Of course she gets up and prances to the phone with her perfect twenty-three inch waist. How could she be so selfish? As she speaks on the phone to the emergency dispatcher, I have just about enough strength to roll my eyes.
My body is a placid pond, still and ductile. There is no way I'm languishing before the medics get here. The pills aren't working fast enough, for God's sake.
But I am found to be mistaken. To my amazement twenty seconds into overhearing Izabel pour out all of my information to the dispatcher, I close my eyes and feel my breathing stress further til I can no longer feel my lungs expanding. I am whole again in my final moment. I have found my solace.
•
My mother is angry with me. Her professionally done threaded eyebrows are knitted together but no words escape from her mouth. She patiently waits.

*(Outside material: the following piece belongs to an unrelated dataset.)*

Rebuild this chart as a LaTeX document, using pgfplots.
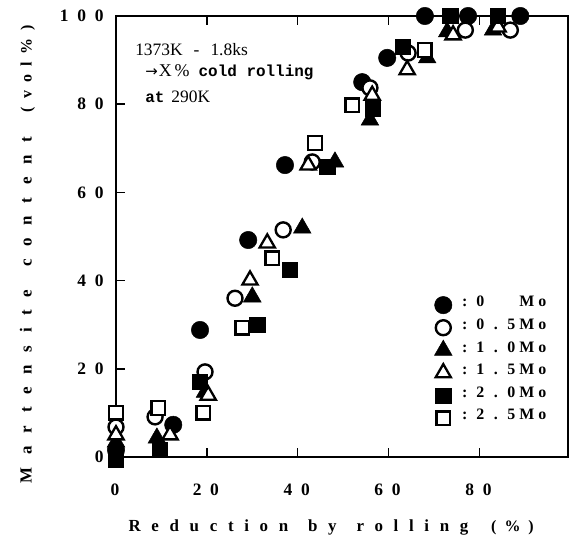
\documentclass[border=0pt]{standalone}
\usepackage{fontspec}
\setmainfont{Liberation Serif}
\newfontfamily\tickfont[LetterSpace=50]{Liberation Serif}
\newfontfamily\labelfont[LetterSpace=63]{Liberation Serif}
\newfontfamily\ylabelfont[LetterSpace=75]{Liberation Serif}
\newfontfamily\notefont{Liberation Serif}
\newfontfamily\monofont{Liberation Mono}
\newfontfamily\symfont{DejaVu Sans}
\usepackage{pgfplots}
\pgfplotsset{compat=1.18}

% fixed-width cells for the legend text
\newcommand\cl[1]{\makebox[15.5bp][c]{#1}}

% open and filled marker styles
\pgfplotsset{
  fcirc/.style={only marks, mark=*, mark size=8.7bp, mark options={solid, fill=black, draw=black, line width=0.5bp}},
  ocirc/.style={only marks, mark=*, mark size=7.5bp, mark options={solid, fill=white, draw=black, line width=2.4bp}},
  ftri/.style={only marks, mark=triangle*, mark size=10.2bp, mark options={solid, fill=black, draw=black, line width=0.5bp}},
  otri/.style={only marks, mark=triangle*, mark size=8.8bp, mark options={solid, fill=white, draw=black, line width=2.3bp}},
  fsq/.style={only marks, mark=square*, mark size=7.6bp, mark options={solid, fill=black, draw=black, line width=0.5bp}},
  osq/.style={only marks, mark=square*, mark size=6.7bp, mark options={solid, fill=white, draw=black, line width=2.3bp}},
}

\begin{document}
\begin{tikzpicture}
\begin{axis}[
  scale only axis, width=452bp, height=441bp,
  xmin=0, xmax=99.5, ymin=0, ymax=100,
  axis line style={line width=1.6bp},
  every tick/.style={line width=1.4bp, black},
  major tick length=9bp,
  tick align=inside,
  xtick={0,20,40,60,80}, xticklabels={0,20,40,60,80},
  ytick={0,20,...,100},
  xtick pos=both, ytick pos=left,
  /pgf/number format/assume math mode=true,
  ticklabel style={font=\tickfont\bfseries\fontsize{17.5}{17.5}\selectfont},
  xticklabel style={yshift=-23bp, xshift=-1bp},
  yticklabel style={xshift=-9bp},
  clip=false,
  legend style={draw=none, fill=none, at={(axis cs:69.4,37.5)}, anchor=north west,
    font=\bfseries\fontsize{16}{16}\selectfont,
    row sep=0pt, nodes={inner sep=0pt, text height=13bp, text depth=9.6bp}},
  legend cell align=left,
]
% 0 Mo
\addplot[fcirc] coordinates {(0,1.6) (12.6,7.3) (18.5,28.8) (29.1,49.2) (37.2,66.2)
  (54.2,85) (59.7,90.5) (68,100) (77.5,100) (89,100)};
% 0.5 Mo
\addplot[ocirc] coordinates {(0,6.8) (8.6,9.1) (19.6,19.3) (26.2,36) (36.8,51.5)
  (43.2,66.9) (55.9,83.7) (64.3,91.6) (76.9,96.8) (86.8,96.8)};
% 1.0 Mo
\addplot[ftri] coordinates {(0,3.4) (9,4.3) (19.6,14.7) (30,36.3) (41,51.9)
  (48.2,66.9) (55.9,76.4) (68.5,90.5) (72.9,96.4) (83,96.8)};
% 1.5 Mo
\addplot[otri] coordinates {(0,5) (11.9,5) (20.3,14) (29.5,40.1) (33.3,48.5)
  (42.3,66.2) (56.4,82) (64.1,87.8) (74.2,95.7) (84.1,97.5)};
% 2.0 Mo
\addplot[fsq] coordinates {(0,-0.7) (9.7,1.6) (18.5,17) (31.1,29.9) (38.3,42.4)
  (46.5,65.8) (56.6,79.1) (63.2,93) (73.6,100) (84.1,100)};
% 2.5 Mo
\addplot[osq] coordinates {(0,10) (9.3,11.1) (19.2,10) (27.8,29.3) (34.4,45.1)
  (43.8,71.2) (52,79.8) (68,92.3)};
\legend{\hspace{5bp}\cl{:}\cl{0}\cl{}\cl{}\cl{M}\cl{o},
        \hspace{5bp}\cl{:}\cl{0}\cl{.}\cl{5}\cl{M}\cl{o},
        \hspace{5bp}\cl{:}\cl{1}\cl{.}\cl{0}\cl{M}\cl{o},
        \hspace{5bp}\cl{:}\cl{1}\cl{.}\cl{5}\cl{M}\cl{o},
        \hspace{5bp}\cl{:}\cl{2}\cl{.}\cl{0}\cl{M}\cl{o},
        \hspace{5bp}\cl{:}\cl{2}\cl{.}\cl{5}\cl{M}\cl{o}}

% process note
\node[anchor=west, inner sep=0pt, font=\notefont\fontsize{17.5}{17.5}\selectfont] at (axis cs:4.2,92.3)
  {1373K\hspace{11bp}-\hspace{11bp}1.8ks};
\node[anchor=west, inner sep=0pt] at (axis cs:6.4,87.3)
  {{\symfont\fontsize{15}{15}\selectfont →}\hspace{1bp}{\notefont\fontsize{18}{18}\selectfont X\hspace{3bp}\%}\hspace{9bp}{\monofont\bfseries\fontsize{16}{16}\selectfont cold rolling}};
\node[anchor=west, inner sep=0pt] at (axis cs:6.4,81.6)
  {{\monofont\bfseries\fontsize{16}{16}\selectfont at}\hspace{7bp}{\notefont\fontsize{17.5}{17.5}\selectfont 290K}};

% axis titles
\node[font=\labelfont\bfseries\fontsize{17}{17}\selectfont] at (axis description cs:0.476,0) [yshift=-70bp]
  {Reduction\hspace{5bp} by\hspace{5bp} rolling\hspace{8bp} {\tickfont\fontsize{16}{16}\selectfont(\%)}};
\node[rotate=90, font=\ylabelfont\bfseries\fontsize{17}{17}\selectfont] at (axis description cs:-0.196,0.46)
  {Martensite\hspace{6bp} content\hspace{8bp} {\tickfont\fontsize{16}{16}\selectfont(vol\%)}};
\end{axis}
\pgfresetboundingbox
\path (current axis.south west) ++(-116bp,-92bp) rectangle ++(570bp,549bp);
\end{tikzpicture}
\end{document}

"I'm not eating this." I say, pointing my manicured finger at the roast beef on the plate. I'm almost tempted to wave it in her face as I inform, "Beef is fatteni-"
"Oh, stop it already!" She shouts at me. "I don't even want to begin with what could have happened had Izabel not come home in time." She wants to say more but refrains. She knows she won't get through to me in the way she could her perfect younger, skinnier daughter.
"Izabel – what a gem." I drawl.
Catalina looks furious. Her coloured eyes light up in a livid shade of ice blue, which often turn to sea green when she is in a great mood – a cause I'm obviously not helping. I don't care. I still cannot believe she took time off work for this. As if she needs to be home to babysit me. And I'm clearly not stupid enough to try again a day later.
"I don't understand, Amanda. You have friends, good grades, intelligence – things people envy. Why would you do this to yourself?"
I don't say anything to her. She would never understand. I can't tell her I'm sick of trying to maintain my perfect weight. She and Izabel naturally have tiny frames, having no idea what it's like to be grotesque and hideous.
"I don't know," I choose my words wisely.
My mom stands up from her seat and goes to the phone. She dials a number from the phone book. "I was hoping we could talk things out and it wouldn't have to lead to this,"
She is helpless to her devotion to being my mother.
I roll my eyes in disgust. How could one care for me? I am disgusting. A bottom feeder in my bubble of close friends who worship falsehood.
I listen to my mother chatting to the shrink's office. She spills out every little intricate detail about involving my latest suicide attempt, my eating disorder and horrible attitude problem to the pitiful receptionist. I am a monster in Catalina's eyes. A fat, defeated monster concealing pure hatred and disdain under my rippling flesh. My flippant front fools nobody. She rolls her eyes at my calmness and stoicism, the curve at the end of my mouth that turns upwards at her belligerence.
I remain calculating at all times in my life, forever looking over my shoulder. It is typical of popular girls with serious life-threatening diseases such as anorexia or major depression. We are burdened while expecting to be perfect. My mother forced me to quit ballet at twelve the moment she saw me forcing vomit out of my stomach, two fingers down my throat. I blamed my teacher who said my frame was bigger than average ballerinas. Typical beginnings to the problems that encapsulate us in our vicious cycles as we strive to be exceptional.